The straw that broke the camel's back was an editorial I wrote criticizing the Black Law Student Association -- the third rail for a white student. A big Chicago law firm had been in the news for an outrageous job interview given by a senior white partner to a black female law student. His sick idea of a stress test was to ask her questions like, "Why don't black people go to their own country clubs the way Jews do?"
Months later, representatives from that same firm were scheduled to attend a workplace diversity seminar at Harvard, but the BLSA went ballistic and succeeded at getting them disinvited.
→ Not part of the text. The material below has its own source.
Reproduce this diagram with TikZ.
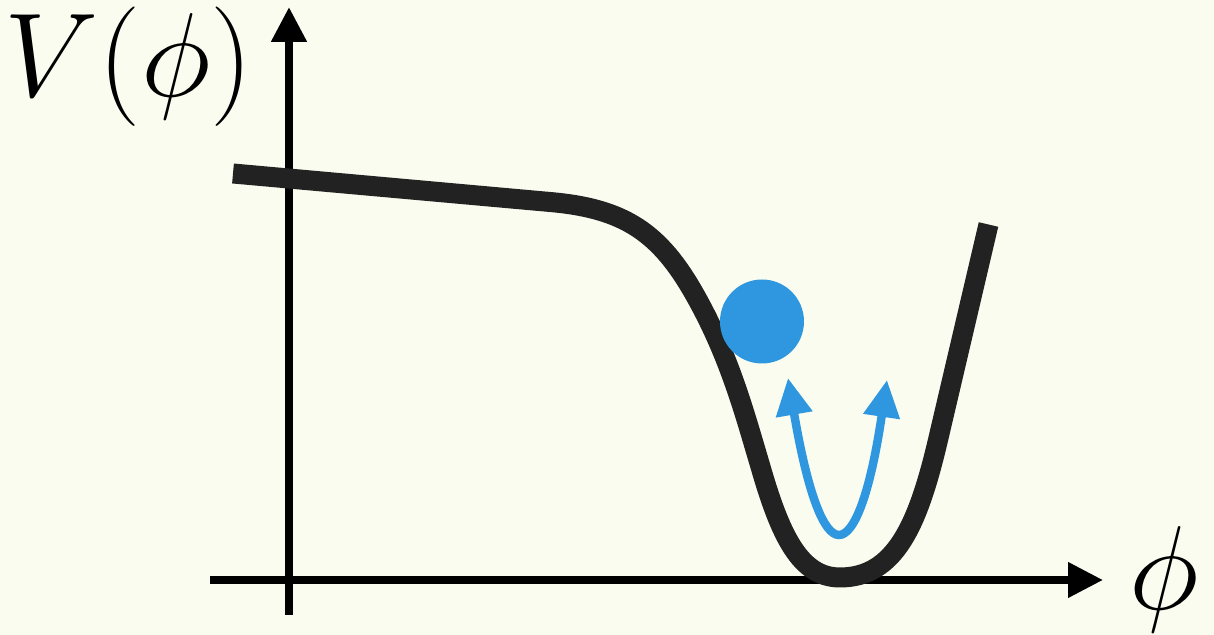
\RequirePackage{fix-cm}
\documentclass[tikz,border=0pt]{standalone}
\usepackage{tikz}
\usetikzlibrary{arrows.meta,positioning}
\usepackage{amsmath}
\definecolor{paper}{HTML}{F9FCEF}
\definecolor{ball}{HTML}{2F97DF}
\definecolor{curve}{HTML}{222222}

\begin{document}
\begin{tikzpicture}
  % Background and frame
  \fill[paper] (0,0) rectangle (12.14,6.35);
  \useasboundingbox (0,0) rectangle (12.14,6.35);

  % Axes
  \coordinate (xstart) at (2.10,0.55);
  \coordinate (xend) at (11.03,0.55);
  \coordinate (ystart) at (2.89,0.20);
  \coordinate (yend) at (2.89,6.28);
  \draw[line width=2.1pt,-{Triangle[length=0.35cm,width=0.34cm]}] (xstart) -- (xend);
  \draw[line width=2.3pt,-{Triangle[length=0.35cm,width=0.34cm]}] (ystart) -- (yend);

  % Axis labels
  \node[anchor=base west,inner sep=0,font=\fontsize{34}{40}\selectfont] (vlabel) at (0.04,5.38) {$V(\phi)$};
  \node[anchor=base,inner sep=0,font=\fontsize{34}{40}\selectfont] (philabel) at (11.64,0.25) {$\phi$};

  % Potential
  \draw[curve,line width=0.2cm] (2.33,4.615) -- (5.5,4.33)
    .. controls (6.25,4.265) and (6.6,4.02) .. (6.95,3.4)
    .. controls (7.3,2.78) and (7.45,2.2) .. (7.6,1.7)
    .. controls (7.8,1.0) and (8.0,0.575) .. (8.40,0.575)
    .. controls (8.95,0.575) and (9.18,1.10) .. (9.38,1.95)
    -- (9.885,4.105);

  % Field (ball)
  \node[circle,fill=ball,minimum size=0.84cm,inner sep=0] (ball) at (7.62,3.135) {};

  % Oscillation
  \coordinate (uleft) at (7.88,2.57);
  \coordinate (uright) at (8.87,2.55);
  \draw[ball,line width=2.4pt,{Triangle[length=0.37cm,width=0.35cm]}-{Triangle[length=0.37cm,width=0.35cm]}]
    (uleft) .. controls (8.08,1.4) and (8.24,1.0) .. (8.39,1.0)
    .. controls (8.54,1.0) and (8.70,1.4) .. (uright);
\end{tikzpicture}
\end{document}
My editorial condemned the partner's conduct but also questioned BLSA's response. Wasn't this firm -- more than any other -- in dire need of a diversity seminar?
In response, the BLSA president wrote an angry letter he distributed in the mailbox of every law student. "I look forward to graduating soon," he wrote, "so I will longer have to deal with ignorant white men like Chris Crain." I have to wonder whether he found the real world more or less challenging than the Harvard cocoon. I also have to wonder what Barack Obama thought of all this silliness, since he was a member of the BLSA at the time. I have little doubt that engaging that Chicago firm made more sense to him than the defiant and pointless boycott. (Donnie McClurkin, anyone?)
Perhaps Obama's attempt to transcend identity politics will also rub off on our alma mater, and the good GLBT folks there can get over themselves about being called a "minority."